Or picture a tight left turn on Yosemite’s Glacier Point Road where in the east iconic Half Dome suddenly appears against a backdrop of the snow-capped High Sierra.
The Google Street View service that has brought us Earth as we might not be able to afford to see it — as well criticism that some scenes along its 5 million miles of the globe’s roadways invade privacy — this month has turned its 360-degree cameras on road trips through five national parks in California.
“Everyone likes to take a road trip through a national park,” said Evan Rapoport, the Street View project manager, who was inspired by a cross-country camping trip he took after graduation. “Bringing unique places to people that they might not go in the real world is unique to Street View.”

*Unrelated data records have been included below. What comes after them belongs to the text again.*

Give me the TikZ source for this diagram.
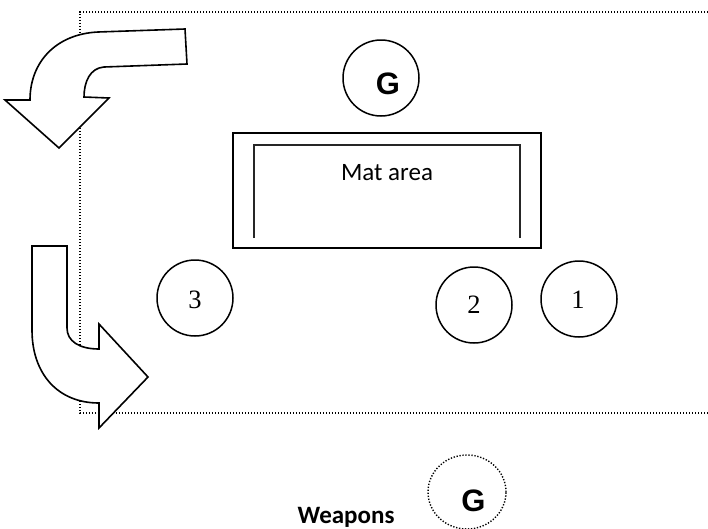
\documentclass[tikz,border=0pt]{standalone}
\usepackage{fontspec}
\usetikzlibrary{shapes.geometric}
\setmainfont{Liberation Serif}
\newfontfamily\calibrifont{Carlito}
\newfontfamily\gfont{Liberation Sans}
\begin{document}
\begin{tikzpicture}[x=1pt,y=-1pt,
  seat/.style={draw, circle, line width=1.5pt, minimum size=76pt, inner sep=0pt},
  guard/.style={font=\gfont\bfseries\fontsize{31}{31}\selectfont, inner sep=0pt, anchor=base},
  num/.style={font=\fontsize{26.5}{26.5}\selectfont, inner sep=0pt, anchor=base},
  turn/.style={draw, fill=white, line width=1.6pt, line join=miter},
  border/.style={line width=1.4pt, dash pattern=on 1.3pt off 1.7pt}
]
\useasboundingbox (0,0) rectangle (708,528);

% dotted outline of the hall (open to the right)
\draw[border] (720,12) -- (80,12) -- (80,413) -- (720,413);

% curved arrow, top left
\draw[turn] (185,29) -- (187,64) -- (104,67)
  .. controls (90,68) and (84,82) .. (84,97)
  -- (109,98) -- (59,148) -- (5,100) -- (30,100)
  .. controls (30,62) and (56,34) .. (98,32) -- cycle;

% curved arrow, lower left
\draw[turn] (32,246) -- (67,246) -- (67,328)
  .. controls (67,341) and (79,349) .. (99,349)
  -- (99,324) -- (148,377) -- (99,428) -- (99,403)
  .. controls (58,403) and (32,374) .. (32,330) -- cycle;

% mat area
\node[draw, line width=2.2pt, minimum width=308pt, minimum height=115pt, inner sep=0pt] (mat) at (387,190.5) {};
\draw[line width=1.8pt, draw=black!85] (254,238) -- (254,145) -- (520,145) -- (520,238);
\node[font=\calibrifont\fontsize{25}{25}\selectfont, inner sep=0pt, anchor=base] (matlabel) at (387,180) {Mat area};

% guard at the top
\node[seat] (gtop) at (381,78) {};
\node[guard] (gtoplabel) at (388,94) {G};

% numbered positions
\node[seat] (p3) at (195,298) {};
\node[num] (p3label) at (195,308) {3};
\node[seat] (p2) at (474,305) {};
\node[num] (p2label) at (474,313) {2};
\node[seat] (p1) at (579,299) {};
\node[num] (p1label) at (578,308) {1};

% weapons guard
\node[draw, ellipse, line width=1.4pt, dash pattern=on 1.3pt off 1.7pt, minimum width=78pt, minimum height=74pt, inner sep=0pt] (gweap) at (467,492) {};
\node[guard] (gweaplabel) at (473.5,511) {G};
\node[font=\calibrifont\bfseries\fontsize{25}{25}\selectfont, inner sep=0pt, anchor=base] (weapons) at (346,523) {Weapons};
\end{tikzpicture}
\end{document}
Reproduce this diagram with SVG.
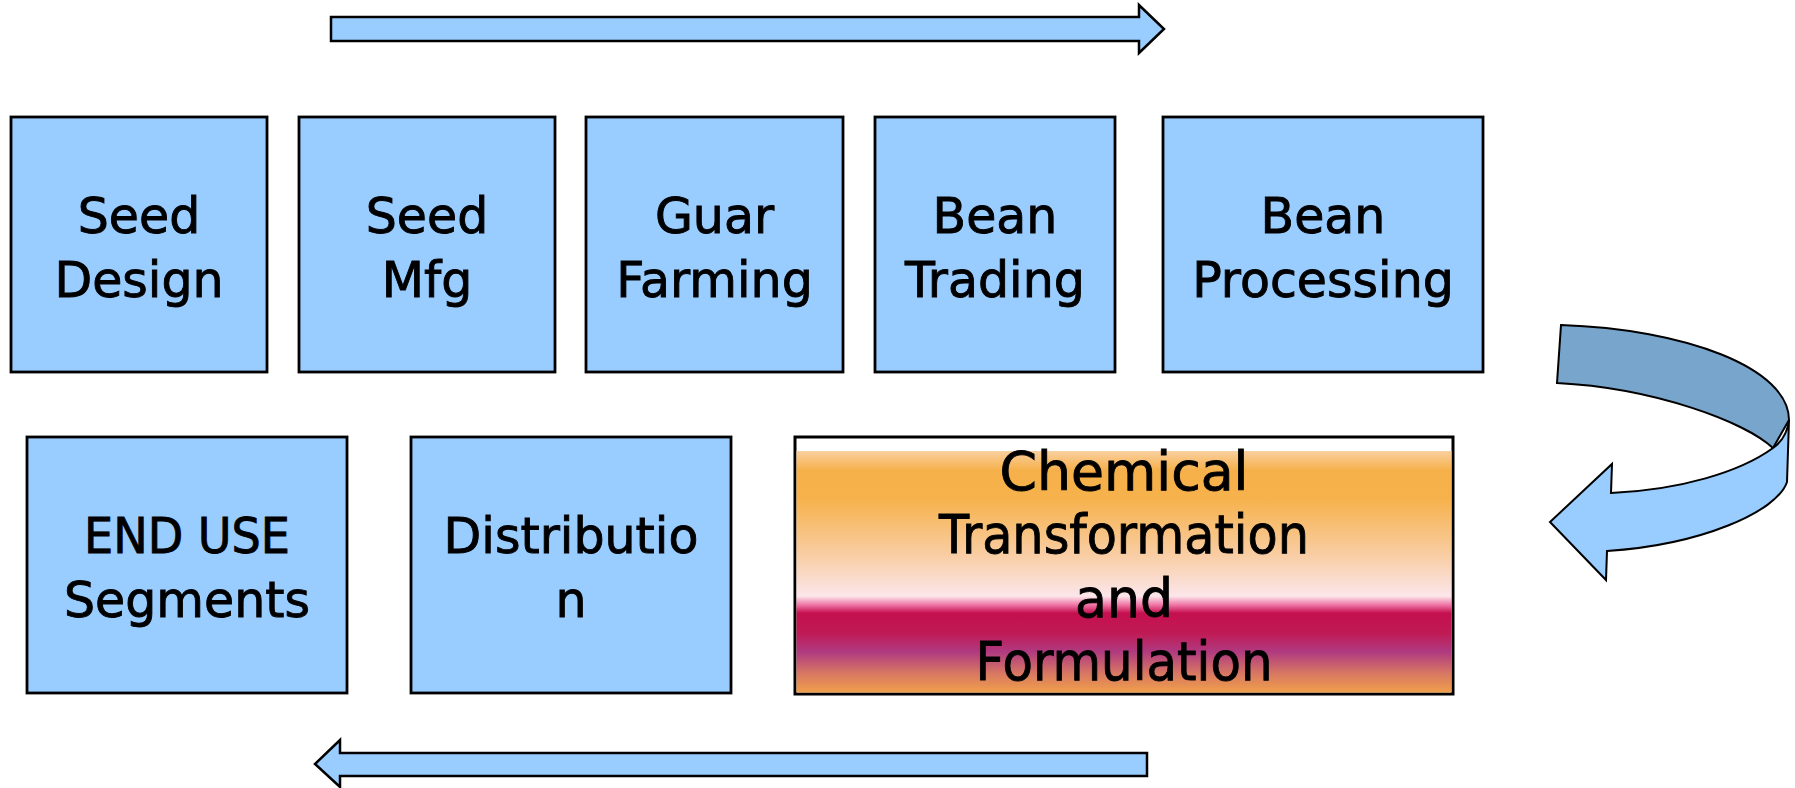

The company sought permission from the Department of the Interior before filming in May as drivers hit the road in vehicles rigged with 15-lens cameras that point in all directions, Rapoport said. The camera fires off still images at intervals depending upon the speed of the vehicle, then custom software blurs faces and stitches all of them together into an ever-advancing 360-degree panorama.
Click right and see orange-hued boulders formed from cooling magma. Click up and squint into that fireball of a sun hovering over the southeast California desert in Joshua Tree National Park, which is featured with the others along with the forest-dense Sequoia & Kings Canyon and Redwood National Park at Crescent City near the Oregon border.
Stop in the middle of the virtual road and do a 360 without worrying about being rear-ended by a ubiquitous RV.
The project was part of a Street View “refresh” of California that involved a trip down Highway 1 along the Big Sur coast, including the famous Bixby Creek Bridge that spans the mouth of a coast-hugging canyon.